The rush, after every attack, to demand that military bases and even whole towns be physically hardened to withstand rocket barrages misses the point. There is certainly no place for parents of soldiers to demonstrate outside the stricken base and verbally abuse IDF commanders. The address is not such officers, but our government, which simply throws up its hands on the matter and refuses to take basic steps to defend the country.
It is not true, as some analysts argue and the government would have us believe, that nothing can be done. Everyone knows that a whole host of actions would be taken if, as is inevitable at this rate, a Kassam attack produces multiple fatalities. The time to take those actions is now, not after people have paid with their lives for government indifference.

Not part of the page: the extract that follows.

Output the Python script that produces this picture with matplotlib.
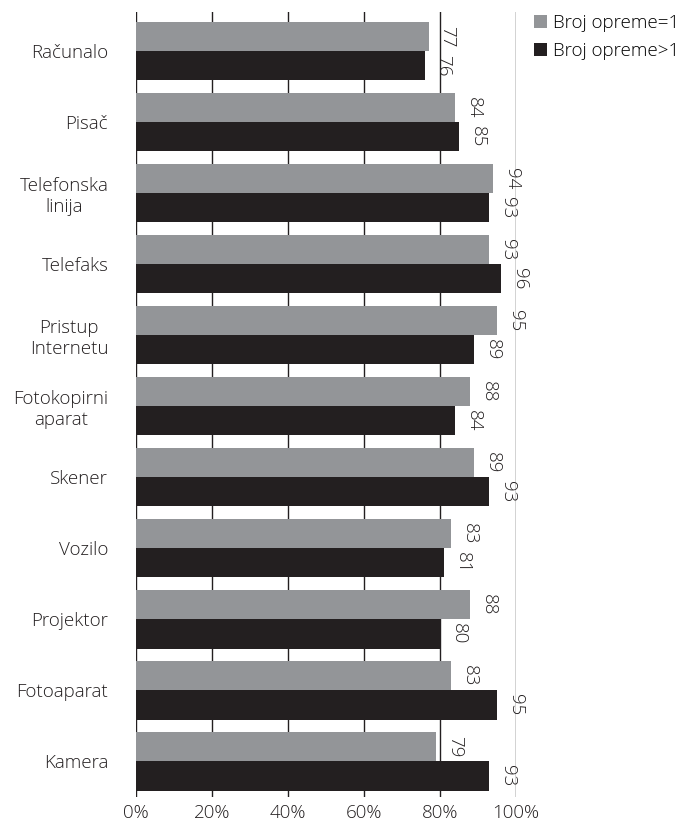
import numpy as np
import matplotlib
matplotlib.use("Agg")
import matplotlib.pyplot as plt

plt.rcParams['font.family'] = ['Open Sans', 'DejaVu Sans']

categories = ["Računalo", "Pisač", "Telefonska\nlinija", "Telefaks", "Pristup\nInternetu",
              "Fotokopirni\naparat", "Skener", "Vozilo", "Projektor", "Fotoaparat", "Kamera"]
jedna = [77, 84, 94, 93, 95, 88, 89, 83, 88, 83, 79]      # Broj opreme=1
vise = [76, 85, 93, 96, 89, 84, 93, 81, 80, 95, 93]       # Broj opreme>1
series_names = ["Broj opreme=1", "Broj opreme>1"]
x_ticks = [0, 20, 40, 60, 80, 100]
x_ticklabels = ["0%", "20%", "40%", "60%", "80%", "100%"]

gray = "#939598"
dark = "#231f20"
fs = 13.5

fig = plt.figure(figsize=(6.82, 8.21), dpi=100)
ax = fig.add_axes([136/682, 1 - 797/821, 380/682, 785/821])

pos = np.arange(len(categories))
h = 0.41
ax.barh(pos - h/2, jedna, height=h, color=gray, zorder=2, label=series_names[0])
ax.barh(pos + h/2, vise, height=h, color=dark, zorder=2, label=series_names[1])

for x in x_ticks:
    ax.axvline(x, color=dark, lw=1.0, zorder=1)

for i in range(len(categories)):
    for val, yy in ((jedna[i], pos[i] - h/2), (vise[i], pos[i] + h/2)):
        ax.annotate(str(val), (val, yy), xytext=(7, 0), textcoords="offset points",
                    rotation=-90, ha="left", va="center", fontsize=fs,
                    color=dark, fontweight="light", zorder=3)

ax.set_xlim(0, 100)
ax.set_ylim(10.5, -0.55)
ax.set_xticks(x_ticks)
ax.set_xticklabels(x_ticklabels, fontsize=fs, color=dark, fontweight="light")
ax.set_yticks(pos)
ax.set_yticklabels(categories, fontsize=fs, color=dark, fontweight="light",
                   multialignment="center")
ax.tick_params(axis="y", length=0, pad=20)
ax.tick_params(axis="x", length=0, pad=5)
for s in ax.spines.values():
    s.set_visible(False)

fig.legend(loc="upper left", bbox_to_anchor=(534/682, 1 - 14/821), frameon=False,
           handlelength=0.7, handleheight=0.7, handletextpad=0.3,
           labelspacing=0.55, borderaxespad=0, borderpad=0,
           prop={"size": fs, "weight": "light"})

fig.savefig("out.png", dpi=100)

Yet, contrary to what some opposition politicians are saying, the list of steps does not begin with a massive ground operation into Gaza. Such an action, along the lines of Operation Defensive Shield in Judea and Samaria in 2002, would be temporarily effective at the cost of significant IDF casualties. This is not yet warranted, because it would be like trying to clean up spilled water without first turning off the faucet.
The faucet is the continuous flow of terrorists and weaponry in and out of Gaza over the Egyptian border. Prime Minister Ehud Olmert has never demanded that Egypt stop this flow, either by digging a moat or by policing the border at least as effectively as Jordan guards its border with Israel.
Egypt has paid no diplomatic or financial price for its negligence, which even if not deliberate, produces the same result as Syria's support for Hizbullah across its border with Lebanon. Furthermore, the US and Israel continue to treat Egypt as a mediator and a regional player in good standing, as if nothing is wrong.
While the US should not be doing this, we can hardly expect America to be more exercised about Egypt's allowing a massive weapons buildup in Hamastan than Israel."